The correlation matrix visually presents the relationships between various indicators in the 2023 Legatum Prosperity Index data. In this matrix, each cell represents the correlation coefficient between two indicators, with values ranging from -1 to 1. Values close to 1 indicate a strong positive correlation, while values close to -1 indicate a strong negative correlation. Overall, AveragScore shows a high degree of positive correlation with other indicators, especially with InvestmentEnvironment, MarketAccessInfrastructure, and Governance. This suggests that the overall average score is significantly influenced by these three indicators. SafetySecurity has a strong positive correlation with AveragScore but shows moderate correlations with other indicators, indicating that safety and security might be somewhat independent of other factors.

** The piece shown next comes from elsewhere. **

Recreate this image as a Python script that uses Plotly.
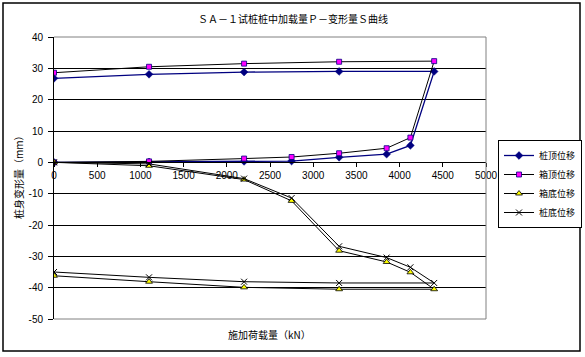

PersonelFreedom shows high correlations with Governance and NaturalEnvironment, while Governance has very high correlations with InvestmentEnvironment and EnterpriseConditions. This indicates that governance is closely related to the investment environment and business conditions. SocialCapital has moderate correlations with other indicators, with the highest being with Governance. InvestmentEnvironment has very high correlations with Governance and MarketAccessInfrastructure, showing that the investment environment is strongly linked to good governance and market access. EnterpriseConditions has high correlations with InvestmentEnvironment and Governance, indicating that business conditions are closely related to the investment environment and governance quality.

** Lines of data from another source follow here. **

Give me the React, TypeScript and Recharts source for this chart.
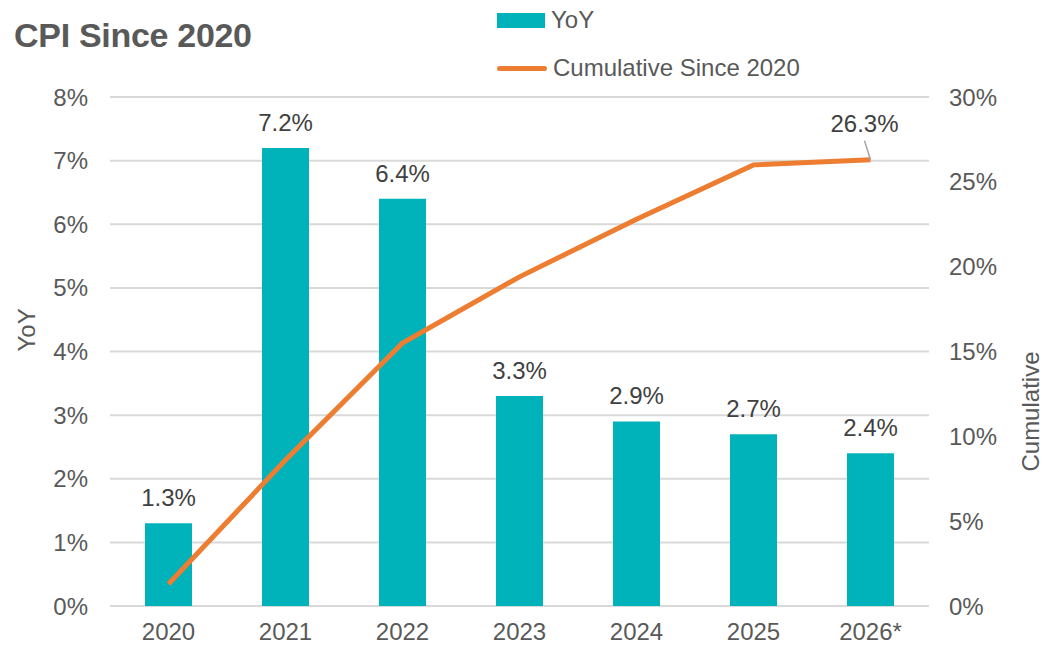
import { Bar, CartesianGrid, ComposedChart, LabelList, Line, XAxis, YAxis } from "recharts";

const years = ["2020", "2021", "2022", "2023", "2024", "2025", "2026*"];
const yoy = [1.3, 7.2, 6.4, 3.3, 2.9, 2.7, 2.4];
const cumulative = [1.3, 8.6, 15.5, 19.4, 22.8, 26.0, 26.3];
const leftTicks = [0, 1, 2, 3, 4, 5, 6, 7, 8];
const rightTicks = [0, 5, 10, 15, 20, 25, 30];

const data = years.map((year, i) => ({ year, yoy: yoy[i], cumulative: cumulative[i] }));

const font = "'Liberation Sans', Arial, sans-serif";
const grey = "#595959";
const teal = "#00B2BA";
const orange = "#ED7D31";
const tick = { fill: grey, fontSize: 24, fontFamily: font };

function LegendBox() {
  return (
    <div
      style={{
        position: "absolute",
        left: 497,
        top: 0,
        fontFamily: font,
        fontSize: 24,
        color: grey,
        lineHeight: "30px",
        zIndex: 1,
      }}
    >
      <div style={{ display: "flex", alignItems: "center", height: 40 }}>
        <span style={{ width: 48, height: 15, background: teal, marginRight: 6 }} />
        YoY
      </div>
      <div style={{ display: "flex", alignItems: "center", height: 56 }}>
        <span style={{ width: 50, height: 5, borderRadius: 3, background: orange, marginRight: 6 }} />
        Cumulative Since 2020
      </div>
    </div>
  );
}

// only the last point gets a label, with a short leader line
function LastLabel(props: any) {
  const { x, y, index, value } = props;
  if (index !== cumulative.length - 1) return null;
  return (
    <g>
      <line x1={x - 6} y1={y - 19} x2={x} y2={y} stroke="#A6A6A6" strokeWidth={1.5} />
      <text x={x - 6} y={y - 28} textAnchor="middle" fill="#404040" fontSize={24} fontFamily={font}>
        {value.toFixed(1)}%
      </text>
    </g>
  );
}

export default function App() {
  return (
    <div style={{ position: "absolute", left: 0, top: 0, width: 1046, height: 647, background: "#fff" }}>
      <div
        style={{
          position: "absolute",
          left: 14,
          top: 16,
          fontFamily: font,
          fontWeight: 700,
          fontSize: 34,
          color: grey,
          letterSpacing: -0.3,
          zIndex: 1,
        }}
      >
        CPI Since 2020
      </div>
      <LegendBox />
      <ComposedChart width={1046} height={647} data={data} margin={{ top: 97, right: 0, bottom: 0, left: 0 }}>
        <CartesianGrid vertical={false} stroke="#D9D9D9" strokeWidth={2} yAxisId="left" />
        <XAxis dataKey="year" height={41} tick={tick} tickLine={false} axisLine={false} tickMargin={11} />
        <YAxis
          yAxisId="left"
          width={110}
          domain={[0, 8]}
          ticks={leftTicks}
          tickFormatter={(v) => `${v}%`}
          tick={tick}
          tickLine={false}
          axisLine={false}
          tickMargin={16}
          label={{ value: "YoY", angle: -90, position: "insideLeft", offset: 26, fill: grey, fontSize: 24, fontFamily: font }}
        />
        <YAxis
          yAxisId="right"
          orientation="right"
          width={117}
          domain={[0, 30]}
          ticks={rightTicks}
          tickFormatter={(v) => `${v}%`}
          tick={{ ...tick, textAnchor: "start" }}
          tickLine={false}
          axisLine={false}
          tickMargin={14}
          label={{ value: "Cumulative", angle: -90, position: "insideRight", offset: 16, fill: grey, fontSize: 24, fontFamily: font }}
        />
        <Bar yAxisId="left" dataKey="yoy" name="YoY" fill={teal} barSize={47} isAnimationActive={false}>
          <LabelList
            dataKey="yoy"
            position="top"
            offset={17}
            formatter={(v: any) => `${Number(v).toFixed(1)}%`}
            style={{ fill: "#404040", fontSize: 24, fontFamily: font }}
          />
        </Bar>
        <Line
          yAxisId="right"
          dataKey="cumulative"
          name="Cumulative Since 2020"
          stroke={orange}
          strokeWidth={5}
          dot={false}
          activeDot={false}
          isAnimationActive={false}
        >
          <LabelList dataKey="cumulative" content={LastLabel} />
        </Line>
      </ComposedChart>
    </div>
  );
}
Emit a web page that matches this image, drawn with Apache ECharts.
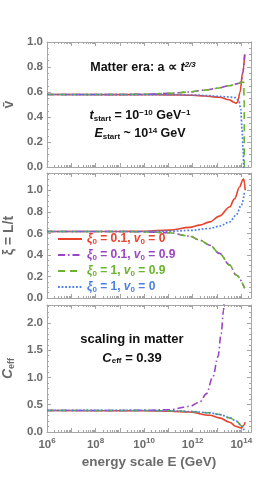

MarketAccessInfrastructure shows very high correlations with InvestmentEnvironment and Governance, indicating that market access and infrastructure are connected to the investment environment and overall prosperity. EconomicQuality has high correlations with MarketAccessInfrastructure and Governance, showing a connection to overall prosperity. LivingConditions has very high correlations with Education and Health, indicating that living conditions are linked to education, health, and overall prosperity. Health has high correlations with LivingConditions and Education, while Education also has very high correlations with LivingConditions and Health, showing that education is linked to living conditions, health, and overall prosperity. NaturalEnvironment has moderate correlations with other indicators, with the highest being with PersonelFreedom, indicating that the natural environment is related to personal freedom.

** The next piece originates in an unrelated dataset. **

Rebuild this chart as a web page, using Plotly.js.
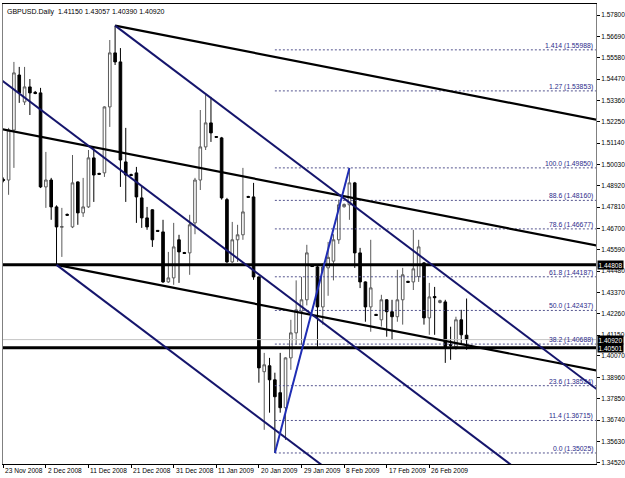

# WORLD MAP VISUALIZATION OF AVERAGE SCORES

In order to align the country names in our dataset with those in the world map data, several manual adjustments are required. These discrepancies often arise from differences in naming conventions, such as short forms, official names, or local language variations. For example, "United States of America" in our dataset is adjusted to "United States" to match the name used in the world map data. Similarly, "South Korea" is changed to "Korea," and "Ivory Coast" is adjusted to "Côte d'Ivoire." These manual adjustments ensure that each country in our dataset correctly corresponds to the names used in the world map, allowing for accurate visualization and analysis.

In [None]:
world <- ne_countries(scale = "medium", returnclass = "sf")

world$name

In [None]:
data$Country

In [None]:
data$Country <- str_trim(data$Country)

data <- data %>%
  mutate(Country = case_when(
    Country == "United States of America" ~ "United States",
    Country == "South Korea" ~ "Korea",
    Country == "North Korea" ~ "Dem. Rep. Korea",
    Country == "Ivory Coast" ~ "Côte d'Ivoire",
    Country == "Czech Republic" ~ "Czech Rep.",
    Country == "Dominican Republic" ~ "Dominican Rep.",
    Country == "Bosnia and Herzegovina" ~ "Bosnia and Herz.",
    Country == "Cabo Verde" ~ "Cape Verde",
    Country == "São Tomé and Príncipe" ~ "São Tomé and Principe",
    Country == "Equatorial Guinea" ~ "Eq. Guinea",
    Country == "Democratic Republic of Congo" ~ "Dem. Rep. Congo",
    Country == "Central African Republic" ~ "Central African Rep.",
    Country == "South Sudan" ~ "S. Sudan",
    Country == "Laos" ~ "Lao PDR",
    TRUE ~ Country
  ))

In [None]:
world_data <- left_join(world, data, by = c("name" = "Country"))

ggplot(data = world_data) +
  geom_sf(aes(fill = AveragScore)) +
  scale_fill_gradientn(colors = c("red", "orange", "yellow", "green","blue","purple"), 
                       values = scales::rescale(c(min(data$AveragScore, na.rm = TRUE), 
                                                  quantile(data$AveragScore, 0.25, na.rm = TRUE), 
                                                  quantile(data$AveragScore, 0.75, na.rm = TRUE), 
                                                  max(data$AveragScore, na.rm = TRUE))),
                       na.value = "lightgrey", name = "Average Score") +
  theme_minimal() +
  labs(title = "World Map Colored by Average Score",
       caption = "Source: 2023 Legatum Prosperity Index") +
  theme(legend.position = "bottom")

This world map is colored according to the average scores of countries based on the 2023 Legatum Prosperity Index. In the map, countries with low prosperity levels are shown in red and orange tones, those with medium levels in yellow and green tones, and countries with high prosperity levels in blue and purple tones. North America, Western Europe, Australia, and some Asian countries stand out with high levels of prosperity, while some regions in Africa and South Asia exhibit lower levels of prosperity.